4. The "Fact-Checking" (Ensemble ASR)
Once the audio is separated, Sommelier needs to turn it into text. But AI transcription tools sometimes "hallucinate" (make up words) or repeat themselves like a broken record.
Sommelier doesn't trust just one tool. It hires three different transcription experts (a team of AIs) to listen to the same audio.
- If two out of three agree on a word, it keeps it.
- If they disagree, it uses a smart voting system to pick the best one.
- It also has a "spell-checker" that removes repetitive nonsense.
This ensures the text the AI learns from is accurate and free of made-up words.
5. The "Noise Filter" (Background Removal)
Sometimes the audio has background music or loud noise. Sommelier can detect this and, if necessary, use a tool to strip away the music, leaving only the human voices.

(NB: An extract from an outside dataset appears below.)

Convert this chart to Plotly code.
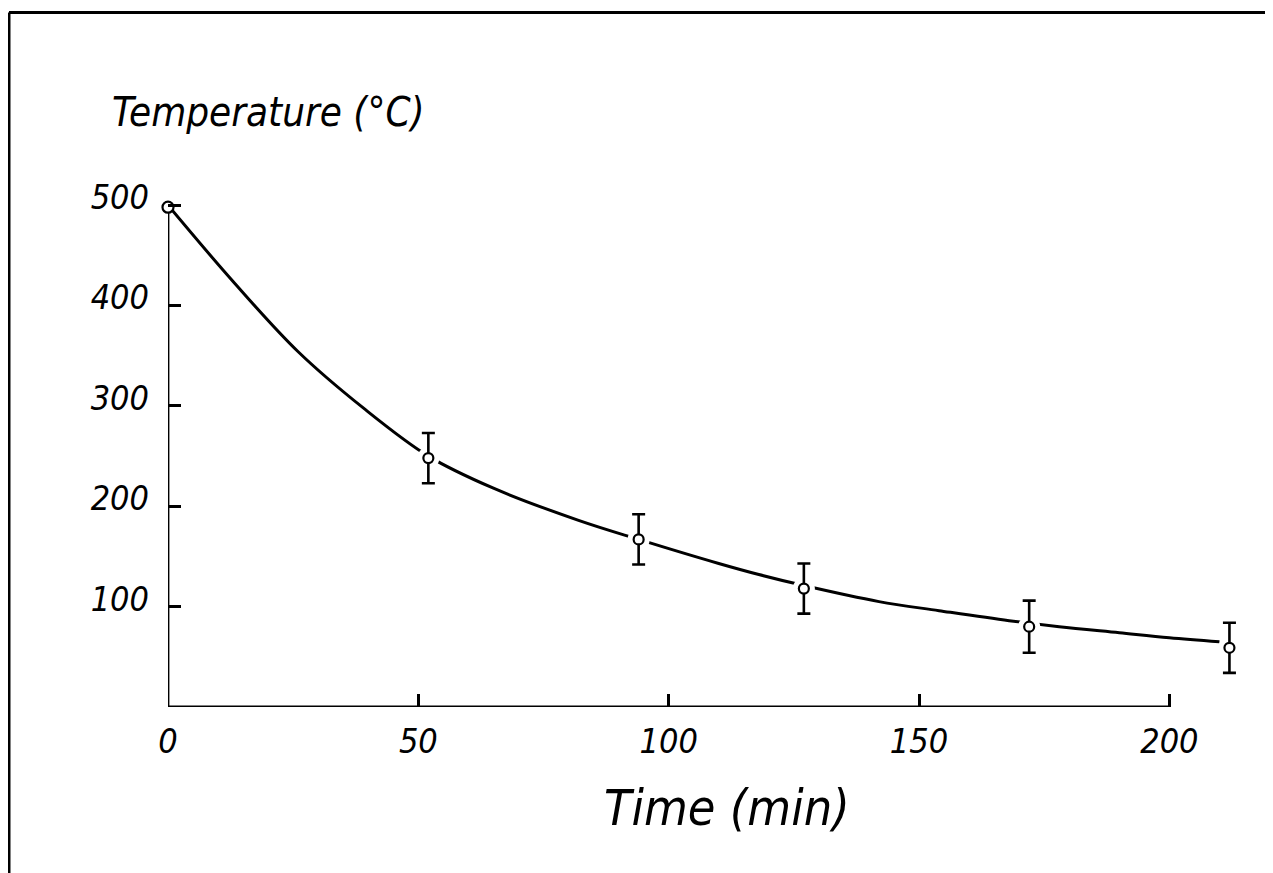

It's smart enough to know not to do this if the music is part of the conversation, preserving the natural feel.
The Result: A Better Robot
The authors tested this by teaching a robot named Moshi using data processed by Sommelier.
- Before: The robot was stiff. If you interrupted it, it kept talking. If you said "uh-huh," it ignored you.
- After: The robot became much more human-like. It learned to pause when you interrupted, to nod along (backchannel) while you spoke, and to handle the chaos of real conversation without getting lost.
Why Does This Matter?
Currently, the AI world is starving for high-quality data that shows how humans actually interact. We have plenty of data where people read scripts alone, but very little data showing the messy, overlapping, interrupting nature of real life.
Sommelier is the first open-source "factory" that can take massive amounts of messy, real-world audio and turn it into a clean, structured, high-fidelity dataset. It's like giving the AI community a massive library of real human conversations, finally allowing them to build robots that don't just answer questions, but actually converse.